Kepala DLH Banyumas Junaidi mengakui pada tahun 2018 silam, Banyumas darurat sampah. Itu terjadi setelah dua TPA yang ada di Banyumas ditutup. “Kita masih ingat, pada 2018 Banyumas itu darurat sampah. Dengan kondisi begitu, Pemkab Banyumas berpikir keras, bagaimana caranya mengelola sampah. Satu satu yang dilaksanakan adalah penanganan di tengah, antara hulu dan hilir. Penanganan sampah di tengah dengan cara membangun TPST dan hanggar,” kata Junaidi.

baca juga : Awalnya Dicibir, Inilah Hi Trash, Aplikasi Antar Jemput Sampah Ciptaan Mahasiswa

 

Seorang pekerja sedang mengumpulkan bubur sampah organik, sementara di sebelahnya para ibu memungut sampah plastik. Foto : L Darmawan/Mongabay Indonesia

 

Pembangunan TPST melibatkan masyarakat yang tergabung dalam kelompok swadaya masyarakat (KSM). KSM bertugas untuk mengambil sampah, kemudian melaksanakan pemilahan. “Dengan membangun TPST, maka secara bertahap, sampah di Banyumas mulai tertangani. Bahkan, di TPST dilengkapi dengan mesin pemilah sampah. Bahkan di TPST juga ada budidaya maggot. Karena sampah organik dapat dimanfaatkan sebagai pakan maggot. Dan maggot juga sangat bermanfaat, sebab dapat dimanfaatkan sebagai pakan lele,”katanya.

Pada awal membangun TPST, penurunan sampah sudah dapat dirasakan. Ketika baru 5 TPST, maka sampah yang bisa dikurangi sebabnyak 10%. Apalagi, kemudian ditambah dengan 10 tempat, kemudian dapat menurunkan hingga 50%. “Sampai sekarang telah berdiri sebanyak 25 TPST yang tersebar di sejumlah kecamatan di Banyumas. Hasilnya, dari 142 truk sampah setiap harinya, kini hanya tersisa 24 truk. Sisa sampah tersebut dibuang di TPA sementara di Cunil, Gunung Tugel,”ujar Junaidi.

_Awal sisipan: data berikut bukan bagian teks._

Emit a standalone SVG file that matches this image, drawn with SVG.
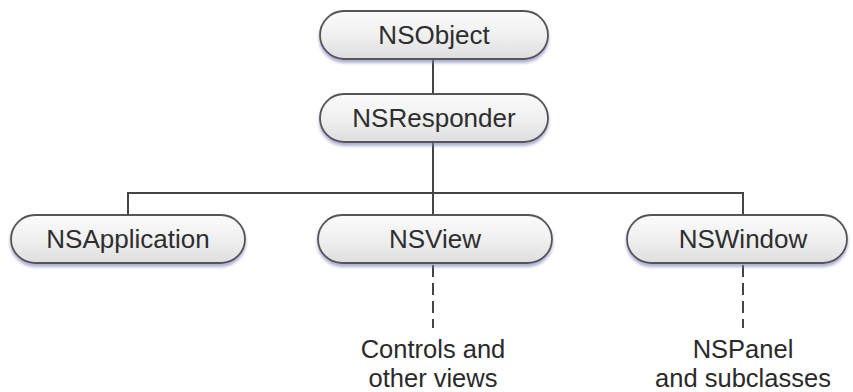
<svg xmlns="http://www.w3.org/2000/svg" width="853" height="392" viewBox="0 0 853 392">
<defs>
<linearGradient id="g" x1="0" y1="0" x2="0" y2="1">
<stop offset="0" stop-color="#fbfbfb"/>
<stop offset="0.5" stop-color="#f0f0f0"/>
<stop offset="1" stop-color="#dedede"/>
</linearGradient>
<filter id="sh" x="-10%" y="-20%" width="120%" height="150%">
<feGaussianBlur in="SourceAlpha" stdDeviation="1.5"/>
<feOffset dx="0" dy="3" result="b"/>
<feFlood flood-color="#7a7ab8" flood-opacity="0.6"/>
<feComposite in2="b" operator="in"/>
<feMerge><feMergeNode/><feMergeNode in="SourceGraphic"/></feMerge>
</filter>
<style>
.box{fill:url(#g);stroke:#555;stroke-width:1.8;filter:url(#sh)}
.t{font-family:"Liberation Sans",Arial,sans-serif;font-size:26px;fill:#2e2e2e;text-anchor:middle}
.l{font-family:"Liberation Sans",Arial,sans-serif;font-size:25.5px;fill:#2a2a2a;text-anchor:middle}
.c{stroke:#444;stroke-width:2;fill:none}
.d{stroke:#444;stroke-width:2;fill:none;stroke-dasharray:12 6}
</style>
</defs>
<rect width="853" height="392" fill="#fff"/>
<g id="connectors">
<line class="c" x1="433" y1="60" x2="433" y2="93"/>
<line class="c" x1="433" y1="142" x2="433" y2="193"/>
<polyline class="c" points="128,215 128,193 743,193 743,215"/>
<line class="c" x1="433" y1="193" x2="433" y2="215"/>
<line class="d" x1="433" y1="265" x2="433" y2="328"/>
<line class="d" x1="743" y1="265" x2="743" y2="328"/>
</g>
<g id="NSObject">
<rect class="box" x="320" y="11" width="228" height="48" rx="24"/>
<text class="t" x="434" y="44">NSObject</text>
</g>
<g id="NSResponder">
<rect class="box" x="320" y="94" width="228" height="48" rx="24"/>
<text class="t" x="434" y="127">NSResponder</text>
</g>
<g id="NSApplication">
<rect class="box" x="11" y="215" width="234" height="48" rx="24"/>
<text class="t" x="128" y="248">NSApplication</text>
</g>
<g id="NSView">
<rect class="box" x="318" y="215" width="234" height="48" rx="24"/>
<text class="t" x="435" y="248">NSView</text>
</g>
<g id="NSWindow">
<rect class="box" x="627" y="215" width="220" height="48" rx="24"/>
<text class="t" x="743" y="248">NSWindow</text>
</g>
<g id="label-controls">
<text class="l" x="433" y="358">Controls and</text>
<text class="l" x="433" y="387">other views</text>
</g>
<g id="label-nspanel">
<text class="l" x="743" y="358">NSPanel</text>
<text class="l" x="743" y="387">and subclasses</text>
</g>
</svg>
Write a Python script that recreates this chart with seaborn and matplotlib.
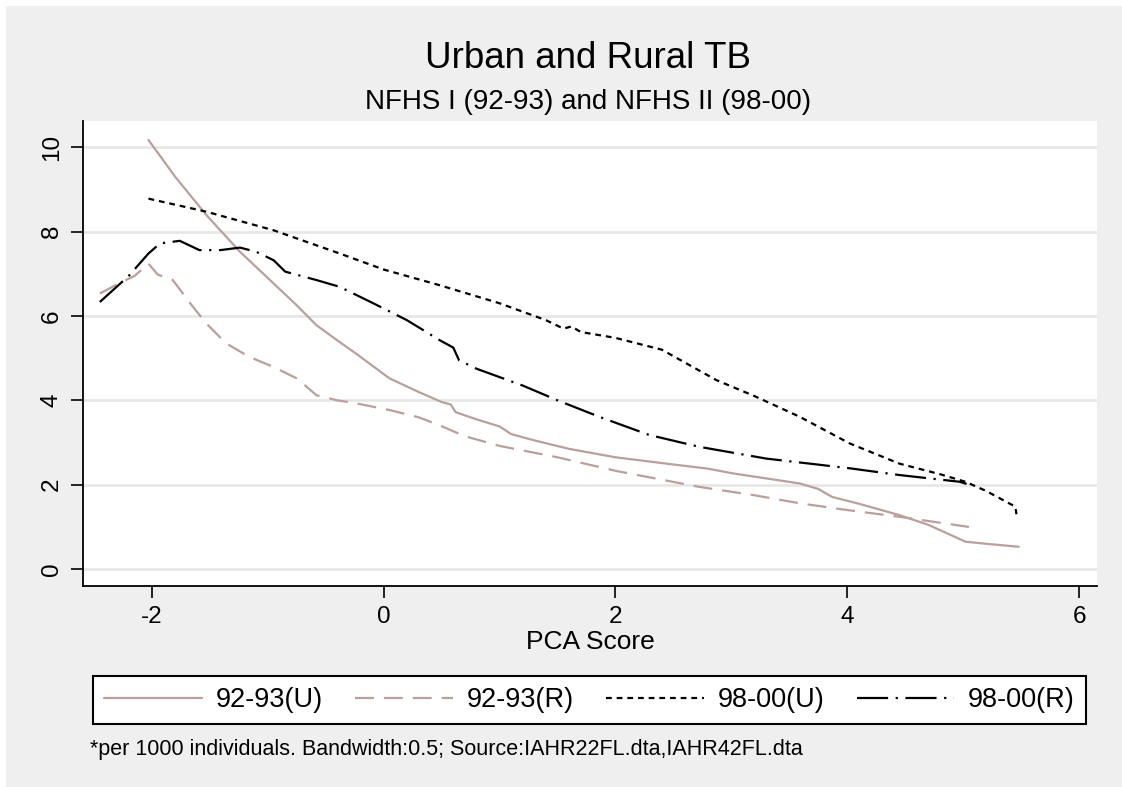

Sebetulnya, TPA Cunil akan ditutup pada akhir 2021 lalu, tetapi mundur. Sebab, TPA berbasis lingkungan dan edukadi (BLE) masih belum rampung. TPA BLE yang berada di Desa Wlahar Wetan, Kecamatan Kalibagor belum rampung pengerjaannya. “Karena TPA BLE yang dibangun pada lahan seluas 3,5 hektare (ha) tersebut belum selesai, maka TPA Cunil diperpanjang sebagai TPA sementara. Mudah-mudahan dalam waktu dekat TPA BLE yang dibangun dengan dana Rp44 miliar dari APBN dan Rp6,3 miliar sebagai pendamping dari APBD dapat dirampungkan,”katanya.

menarik dibaca : Pengelolaan Sampah Berbasis Aplikasi, Seperti Apa?

 

Sejumlah warga terlihat memulung di tempat pembuangan sampah (TPA) Kaliori, Banyumas, Jateng, yang kembali dibuka pada pekan lalu. Foto : L Darmawan/Mongabay Indonesia

 

Pada bagian lain, Junaidi menyatakan bahwa pihaknya sudah menjalin kerja sama dengan PT Solusi Bangun Indonesia (SBI) Cilacap dalam jual beli sampah. “Yang melakukan penjualan adalah KSM yang mengelola TPST. Mereka menjual refused derived fuel (RDF) untuk bahan bakar pabrik semen. Setiap hari ada potensi 5-10 ton dari sampah di Banyumas menjadi RDF. Saat ini, setiap harinya mampu mengirim 5 ton RDF ke pabrik semen. Harga setiap ton mencapai Rp350 ribu,”jelas Junaidi.

Berbagi upaya yang dilakukan Pemkab Banyumas merupakan jalan menuju zero waste di akhir tahun 2022. Berhasilkah?